Over the last several seasons, the Boston Modern Orchestra Project (BMOP) has featured concerts devoted to music by members of that greatest generation of late-20th-century American composers. Three years ago, they presented David Del Tredici’s Child Alice; two years past, it was a Philip Glass evening; last winter brought an engaging Joan Tower survey. On Saturday night at Jordan Hall, the ensemble and conductor Gil Rose turned their focus to the music of John Corigliano.
Corigliano has, of course, been a significant figure in the landscape of American music for over half a century. He’s written in virtually every genre (from film and opera to symphonic works, chamber music, and songs) and his music’s proven to be conspicuously successful, firmly rooted as it is in the conventions of the past while simultaneously mining the devices and techniques of the present day.
Saturday’s house got to hear those qualities — as well as Corigliano’s penchant for the theatrical — in the pair of his pieces BMOP presented, beginning with 1993’s guitar concerto, Troubadours.
Troubadours’ three connected movements each evoke the spirit of the guitar’s Iberian origins but without resorting to flamenco cliché. The first, with its diaphanous, mysterious orchestral chords and delicate guitar solos leads, fairly quickly, into the raucous central movement. Here, jaunty, colorful figures conjure an imagined Renaissance scene; in the middle, off-stage instruments evoke shawms and further revelry. After that energy is spent, an introspective cadenza leads to the serene finale: a chaconne that culminates in a quotation from a troubadour song by Beatritz de Dia.

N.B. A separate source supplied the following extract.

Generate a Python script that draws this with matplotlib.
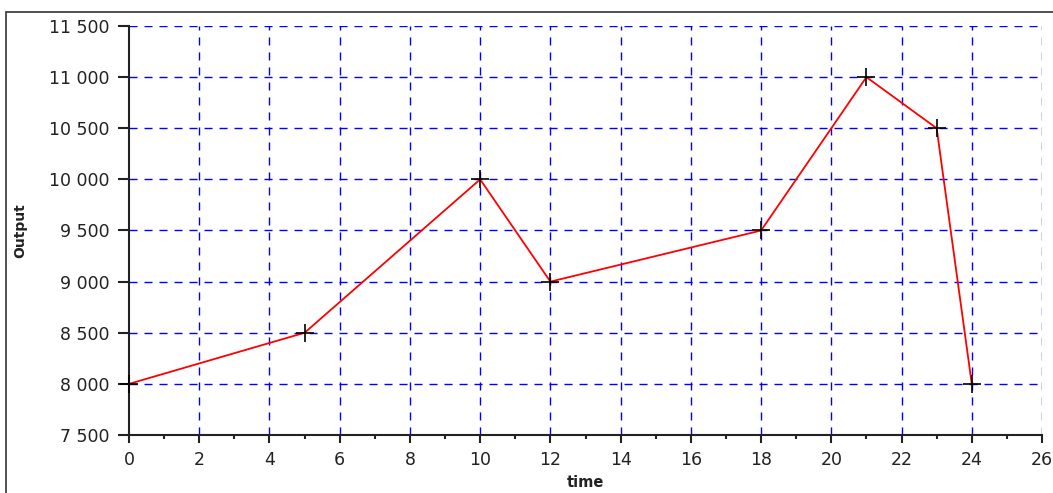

Eliot Fisk was the able soloist on Saturday night. Playing with warm tone and fiery command, he executed his discreet-but-demanding part with assurance. Everything about Fisk’s reading, from the first movement’s brilliant solo runs, to the second’s rhythmic figurations and his account of the strikingly reflective cadenza and finale, was charged with purpose and emotional heat.
So, too, BMOP’s accompaniment, which was delicate in the first movement, wonderfully spirited in the second, and sadly touching in the finale.
After intermission came Corigliano’s Boston Symphony-commissioned Symphony no. 2. It’s a piece that hasn’t been heard much in these parts since its premiere at Symphony Hall in 2000. Scored for string orchestra (and based on the composer’s 1995 String Quartet), the Symphony’s five-movement form and recurring thematic devices echo Bartók and Shostakovich, though its larger language — filled with aleatoric gestures, extended techniques, pungent harmonies, and angular rhythms — belongs distinctly to Corigliano.
Expressively, it’s bleak music that takes as its theme saying farewell. The Symphony’s outer movements are marked by queasy, microtonal scales and fragments of a chorale. The even-numbered ones – a furious Scherzo and a severe, rhythmic Fugue – lack nothing for intensity. At the work’s heart lies a searching, luminous Nocturne that recalls pre-dawn calls to prayer Corigliano heard during a visit to Morocco.
On Saturday, that North African-inspired movement stood out for the shimmering, exotic atmosphere and strong sense of direction Rose drew from the BMOP strings. In general, BMOP’s was reading of the piece excelled in the score’s lusher episodes: the dense textures of the outer movements were rich and thick, while the second’s diatonic central part was beautifully weighted.
The score’s faster and more transparent passages lacked a degree of precision. Yes, the second movement was plenty energized, but its sixteenth-note runs sometimes sounded more skittish than secure. Likewise, the mighty fugue, for all its stern climaxes, missed a through-current of intensity.
Certainly, it’s an open question, too, whether or not a bit more emotional variety would have resulted in a more affecting (and effective) piece. As it is, Corigliano’s take on goodbyes is, if not exactly bitter, then full of sorrow: few happy memories to be had here.
That said, the Symphony’s construction is solid and its strongest moments — the keening prayer-calls in the Nocturne and the unsettled siren-like falling thirds in the finale — are among the most ear-catching in Corigliano’s catalogue. On those merits, no wonder the piece took home the 2001 Pulitzer Prize.
Saturday night’s concert began with Diana Voyer’s The Infinite Forest, the winner of New England Conservatory’s Composition Competition this year.
Described in the program as a pastorale “for the digital age,” The Infinite Forest, like plenty of its forebears, rambled amiably enough. Hazy, amorphous textures unfolded at different rates of speed, giving the music a stout but shifting foundation. Melodic lines then seamlessly emerged from and were swallowed up in these fluctuating thickets.
Even if it didn’t quite add up to the sum of its parts — Forest’s harmonic language needed more bite and its structure was a bit diffuse — Voyer’s writing for the orchestra was fluent, marked by bright percussion sonorities and mellifluous horn and woodwind scoring. Further, bent notes and glissandos added fetching color to the score.